ENTRIES PROVIDED -

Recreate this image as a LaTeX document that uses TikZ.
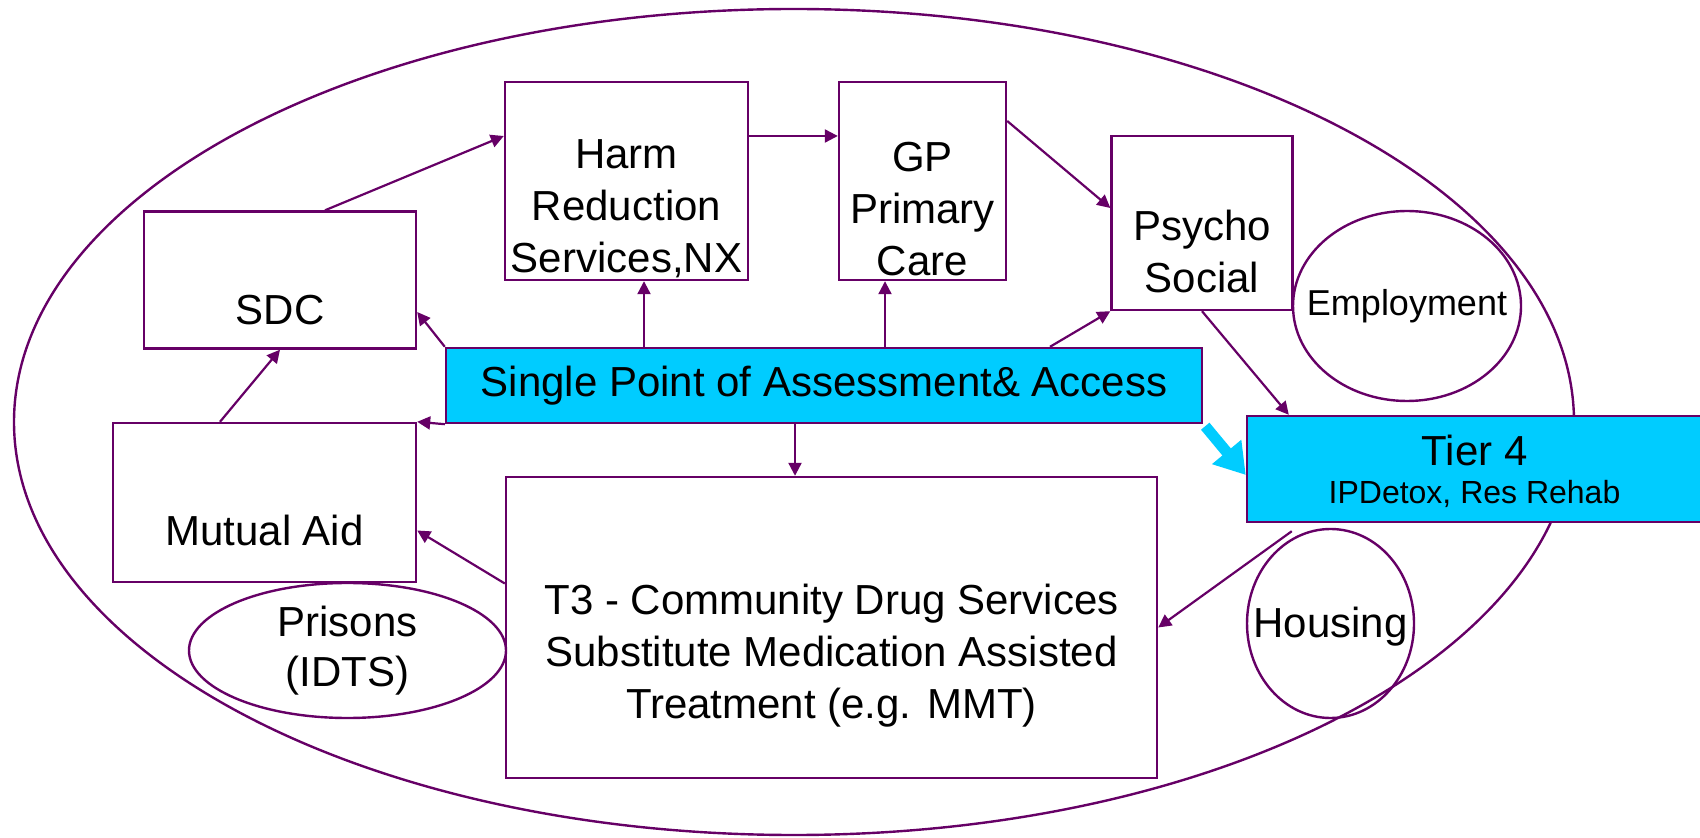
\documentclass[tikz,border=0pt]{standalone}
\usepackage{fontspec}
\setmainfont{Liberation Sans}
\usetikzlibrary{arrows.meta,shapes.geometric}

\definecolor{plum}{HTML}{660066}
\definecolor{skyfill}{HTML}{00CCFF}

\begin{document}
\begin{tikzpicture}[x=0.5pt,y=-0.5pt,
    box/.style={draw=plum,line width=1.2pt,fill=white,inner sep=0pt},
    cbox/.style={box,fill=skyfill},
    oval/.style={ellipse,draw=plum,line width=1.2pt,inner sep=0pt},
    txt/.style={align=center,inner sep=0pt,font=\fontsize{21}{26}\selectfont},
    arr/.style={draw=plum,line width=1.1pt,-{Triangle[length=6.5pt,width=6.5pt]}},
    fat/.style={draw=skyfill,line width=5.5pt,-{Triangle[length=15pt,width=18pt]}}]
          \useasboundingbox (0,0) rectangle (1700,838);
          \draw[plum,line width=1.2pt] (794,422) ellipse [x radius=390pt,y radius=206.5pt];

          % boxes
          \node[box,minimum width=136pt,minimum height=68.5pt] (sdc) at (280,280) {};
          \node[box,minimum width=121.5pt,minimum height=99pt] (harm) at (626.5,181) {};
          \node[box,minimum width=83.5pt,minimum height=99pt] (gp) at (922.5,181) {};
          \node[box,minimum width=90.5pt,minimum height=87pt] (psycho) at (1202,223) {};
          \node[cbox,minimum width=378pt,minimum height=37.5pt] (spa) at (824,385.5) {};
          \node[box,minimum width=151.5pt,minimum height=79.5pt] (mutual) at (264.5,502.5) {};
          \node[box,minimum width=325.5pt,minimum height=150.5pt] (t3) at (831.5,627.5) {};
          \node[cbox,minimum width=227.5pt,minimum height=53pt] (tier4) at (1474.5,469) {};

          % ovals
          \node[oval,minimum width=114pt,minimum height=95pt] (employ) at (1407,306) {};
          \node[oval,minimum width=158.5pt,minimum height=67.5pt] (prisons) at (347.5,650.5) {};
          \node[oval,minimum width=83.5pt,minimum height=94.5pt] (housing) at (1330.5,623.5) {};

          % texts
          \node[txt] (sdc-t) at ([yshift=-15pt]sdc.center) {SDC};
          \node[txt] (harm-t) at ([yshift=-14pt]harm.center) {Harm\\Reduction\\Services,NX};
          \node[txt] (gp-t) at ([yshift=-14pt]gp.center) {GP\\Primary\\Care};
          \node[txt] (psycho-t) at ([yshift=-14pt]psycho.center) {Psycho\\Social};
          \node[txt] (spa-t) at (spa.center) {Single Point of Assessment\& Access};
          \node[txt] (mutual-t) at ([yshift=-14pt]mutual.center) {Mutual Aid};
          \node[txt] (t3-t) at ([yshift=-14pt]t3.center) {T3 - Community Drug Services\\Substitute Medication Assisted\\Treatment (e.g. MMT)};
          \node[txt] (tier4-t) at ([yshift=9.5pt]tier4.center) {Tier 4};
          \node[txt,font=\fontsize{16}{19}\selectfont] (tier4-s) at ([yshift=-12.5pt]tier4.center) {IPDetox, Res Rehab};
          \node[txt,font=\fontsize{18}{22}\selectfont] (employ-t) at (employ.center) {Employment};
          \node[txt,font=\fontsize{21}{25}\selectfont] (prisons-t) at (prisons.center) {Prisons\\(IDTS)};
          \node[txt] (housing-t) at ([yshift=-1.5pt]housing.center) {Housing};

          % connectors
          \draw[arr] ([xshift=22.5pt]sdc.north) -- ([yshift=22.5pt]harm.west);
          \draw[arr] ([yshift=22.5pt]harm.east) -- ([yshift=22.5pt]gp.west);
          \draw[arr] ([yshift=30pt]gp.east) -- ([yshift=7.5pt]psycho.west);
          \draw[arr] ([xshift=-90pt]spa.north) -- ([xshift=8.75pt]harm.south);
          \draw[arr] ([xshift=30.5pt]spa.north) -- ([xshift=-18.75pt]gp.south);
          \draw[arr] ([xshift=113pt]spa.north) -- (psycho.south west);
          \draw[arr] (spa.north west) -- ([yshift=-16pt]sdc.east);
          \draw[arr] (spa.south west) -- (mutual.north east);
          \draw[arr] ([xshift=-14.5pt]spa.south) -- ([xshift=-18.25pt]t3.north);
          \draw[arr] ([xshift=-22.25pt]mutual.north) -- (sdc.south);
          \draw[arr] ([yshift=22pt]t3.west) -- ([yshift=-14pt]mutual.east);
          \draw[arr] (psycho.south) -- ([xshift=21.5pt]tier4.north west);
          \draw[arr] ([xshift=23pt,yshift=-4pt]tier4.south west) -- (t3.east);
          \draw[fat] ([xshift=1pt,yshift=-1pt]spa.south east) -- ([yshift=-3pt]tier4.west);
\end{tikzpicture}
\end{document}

* * *

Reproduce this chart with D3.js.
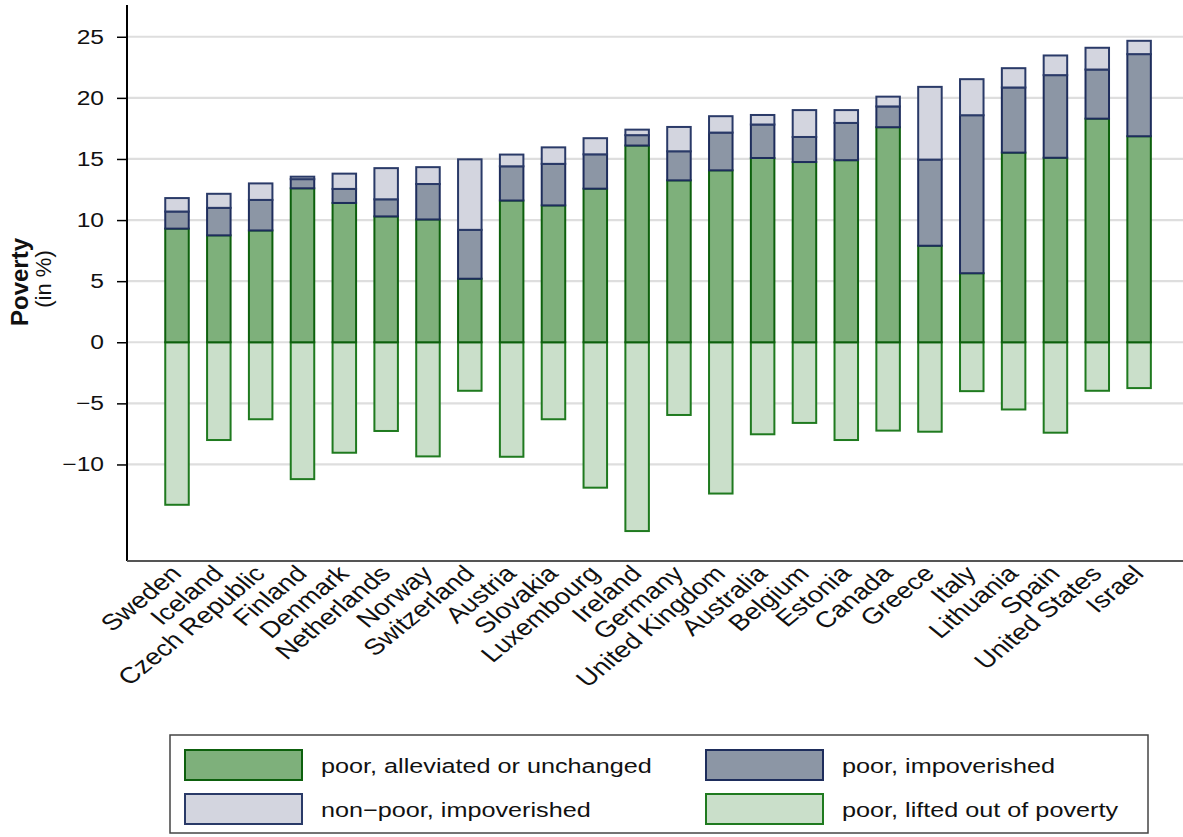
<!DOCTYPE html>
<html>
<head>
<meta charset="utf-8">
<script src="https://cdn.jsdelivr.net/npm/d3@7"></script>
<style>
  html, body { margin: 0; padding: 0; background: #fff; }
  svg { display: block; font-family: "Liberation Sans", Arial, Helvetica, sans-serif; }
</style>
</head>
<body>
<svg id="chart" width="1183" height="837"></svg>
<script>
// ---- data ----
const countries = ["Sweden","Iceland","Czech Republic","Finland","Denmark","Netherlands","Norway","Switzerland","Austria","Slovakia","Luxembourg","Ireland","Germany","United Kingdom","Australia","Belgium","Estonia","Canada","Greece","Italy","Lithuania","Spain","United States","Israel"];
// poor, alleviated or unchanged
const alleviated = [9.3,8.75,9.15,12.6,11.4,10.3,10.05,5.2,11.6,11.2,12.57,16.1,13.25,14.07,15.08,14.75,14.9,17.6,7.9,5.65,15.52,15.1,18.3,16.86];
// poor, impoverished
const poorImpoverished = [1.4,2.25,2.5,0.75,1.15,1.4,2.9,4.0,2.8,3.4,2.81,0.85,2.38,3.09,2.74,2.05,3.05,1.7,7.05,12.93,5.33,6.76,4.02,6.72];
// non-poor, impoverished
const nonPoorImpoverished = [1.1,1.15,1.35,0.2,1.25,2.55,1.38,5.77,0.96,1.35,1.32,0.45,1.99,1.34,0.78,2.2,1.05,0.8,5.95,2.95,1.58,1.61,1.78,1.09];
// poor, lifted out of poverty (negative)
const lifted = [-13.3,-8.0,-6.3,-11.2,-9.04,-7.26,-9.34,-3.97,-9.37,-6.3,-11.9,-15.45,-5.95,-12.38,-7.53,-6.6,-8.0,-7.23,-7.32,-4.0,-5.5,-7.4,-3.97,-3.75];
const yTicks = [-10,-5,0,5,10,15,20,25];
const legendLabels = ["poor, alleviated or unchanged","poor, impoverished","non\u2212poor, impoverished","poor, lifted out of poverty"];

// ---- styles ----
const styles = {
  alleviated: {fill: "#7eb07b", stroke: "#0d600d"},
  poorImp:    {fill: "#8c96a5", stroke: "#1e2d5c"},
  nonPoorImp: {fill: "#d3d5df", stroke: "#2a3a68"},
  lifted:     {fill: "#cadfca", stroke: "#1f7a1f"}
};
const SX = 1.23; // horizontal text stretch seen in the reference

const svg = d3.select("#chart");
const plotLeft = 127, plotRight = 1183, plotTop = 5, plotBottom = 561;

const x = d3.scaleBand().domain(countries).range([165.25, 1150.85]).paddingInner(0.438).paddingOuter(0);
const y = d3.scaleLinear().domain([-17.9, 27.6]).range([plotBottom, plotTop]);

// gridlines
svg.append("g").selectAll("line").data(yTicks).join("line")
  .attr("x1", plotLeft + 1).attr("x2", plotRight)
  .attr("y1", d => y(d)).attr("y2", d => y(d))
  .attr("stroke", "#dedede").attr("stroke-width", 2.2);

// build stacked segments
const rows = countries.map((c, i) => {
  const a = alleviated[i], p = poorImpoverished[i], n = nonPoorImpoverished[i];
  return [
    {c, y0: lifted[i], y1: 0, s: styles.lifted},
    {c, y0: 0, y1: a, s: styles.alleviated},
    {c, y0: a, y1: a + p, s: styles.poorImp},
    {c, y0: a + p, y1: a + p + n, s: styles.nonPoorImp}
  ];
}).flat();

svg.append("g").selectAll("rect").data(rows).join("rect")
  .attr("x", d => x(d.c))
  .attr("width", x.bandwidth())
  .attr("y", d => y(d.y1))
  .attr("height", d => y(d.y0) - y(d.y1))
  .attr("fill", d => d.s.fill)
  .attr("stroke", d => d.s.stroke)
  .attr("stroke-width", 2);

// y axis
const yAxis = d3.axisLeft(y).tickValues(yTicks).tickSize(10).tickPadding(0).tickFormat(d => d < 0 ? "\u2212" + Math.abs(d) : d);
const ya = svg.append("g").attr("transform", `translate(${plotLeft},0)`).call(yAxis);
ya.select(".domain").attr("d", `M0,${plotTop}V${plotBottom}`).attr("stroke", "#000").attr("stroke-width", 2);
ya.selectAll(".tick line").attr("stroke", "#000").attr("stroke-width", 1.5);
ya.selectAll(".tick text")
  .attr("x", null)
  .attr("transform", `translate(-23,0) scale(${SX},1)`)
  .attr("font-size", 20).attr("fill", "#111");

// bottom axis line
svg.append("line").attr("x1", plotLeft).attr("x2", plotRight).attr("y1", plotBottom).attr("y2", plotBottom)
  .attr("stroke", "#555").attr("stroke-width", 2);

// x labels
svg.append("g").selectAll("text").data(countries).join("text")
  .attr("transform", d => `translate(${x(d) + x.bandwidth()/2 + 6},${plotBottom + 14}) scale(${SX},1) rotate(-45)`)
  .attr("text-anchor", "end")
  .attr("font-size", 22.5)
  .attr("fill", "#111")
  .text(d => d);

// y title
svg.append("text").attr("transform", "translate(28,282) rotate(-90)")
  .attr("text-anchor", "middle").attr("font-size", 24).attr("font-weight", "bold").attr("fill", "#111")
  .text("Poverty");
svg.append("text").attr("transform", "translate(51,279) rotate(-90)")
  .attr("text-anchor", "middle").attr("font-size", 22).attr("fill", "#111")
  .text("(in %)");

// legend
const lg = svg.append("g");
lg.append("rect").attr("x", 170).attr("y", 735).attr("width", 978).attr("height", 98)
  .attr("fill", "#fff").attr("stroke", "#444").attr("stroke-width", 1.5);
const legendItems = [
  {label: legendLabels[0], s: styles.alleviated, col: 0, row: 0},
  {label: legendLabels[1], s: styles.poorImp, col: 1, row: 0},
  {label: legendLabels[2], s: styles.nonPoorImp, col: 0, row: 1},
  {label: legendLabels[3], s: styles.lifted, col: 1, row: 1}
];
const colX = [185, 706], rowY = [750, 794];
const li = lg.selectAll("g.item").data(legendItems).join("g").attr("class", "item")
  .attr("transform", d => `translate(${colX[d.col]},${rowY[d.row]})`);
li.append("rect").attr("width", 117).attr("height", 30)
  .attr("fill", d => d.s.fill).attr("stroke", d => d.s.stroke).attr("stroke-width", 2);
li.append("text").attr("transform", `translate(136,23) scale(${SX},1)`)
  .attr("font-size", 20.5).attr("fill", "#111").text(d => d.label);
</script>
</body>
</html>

STATED TASK - The first line to give again is the one with "Recreate this image", and the last is the one with "width=83.5pt,minimum height=94.5pt] (housing)". Repeat them and everything between exactly, minus the pictures.

TASK ANSWER -
Recreate this image as a LaTeX document that uses TikZ.
\documentclass[tikz,border=0pt]{standalone}
\usepackage{fontspec}
\setmainfont{Liberation Sans}
\usetikzlibrary{arrows.meta,shapes.geometric}

\definecolor{plum}{HTML}{660066}
\definecolor{skyfill}{HTML}{00CCFF}

\begin{document}
\begin{tikzpicture}[x=0.5pt,y=-0.5pt,
    box/.style={draw=plum,line width=1.2pt,fill=white,inner sep=0pt},
    cbox/.style={box,fill=skyfill},
    oval/.style={ellipse,draw=plum,line width=1.2pt,inner sep=0pt},
    txt/.style={align=center,inner sep=0pt,font=\fontsize{21}{26}\selectfont},
    arr/.style={draw=plum,line width=1.1pt,-{Triangle[length=6.5pt,width=6.5pt]}},
    fat/.style={draw=skyfill,line width=5.5pt,-{Triangle[length=15pt,width=18pt]}}]
          \useasboundingbox (0,0) rectangle (1700,838);
          \draw[plum,line width=1.2pt] (794,422) ellipse [x radius=390pt,y radius=206.5pt];

          % boxes
          \node[box,minimum width=136pt,minimum height=68.5pt] (sdc) at (280,280) {};
          \node[box,minimum width=121.5pt,minimum height=99pt] (harm) at (626.5,181) {};
          \node[box,minimum width=83.5pt,minimum height=99pt] (gp) at (922.5,181) {};
          \node[box,minimum width=90.5pt,minimum height=87pt] (psycho) at (1202,223) {};
          \node[cbox,minimum width=378pt,minimum height=37.5pt] (spa) at (824,385.5) {};
          \node[box,minimum width=151.5pt,minimum height=79.5pt] (mutual) at (264.5,502.5) {};
          \node[box,minimum width=325.5pt,minimum height=150.5pt] (t3) at (831.5,627.5) {};
          \node[cbox,minimum width=227.5pt,minimum height=53pt] (tier4) at (1474.5,469) {};

          % ovals
          \node[oval,minimum width=114pt,minimum height=95pt] (employ) at (1407,306) {};
          \node[oval,minimum width=158.5pt,minimum height=67.5pt] (prisons) at (347.5,650.5) {};
          \node[oval,minimum width=83.5pt,minimum height=94.5pt] (housing) at (1330.5,623.5) {};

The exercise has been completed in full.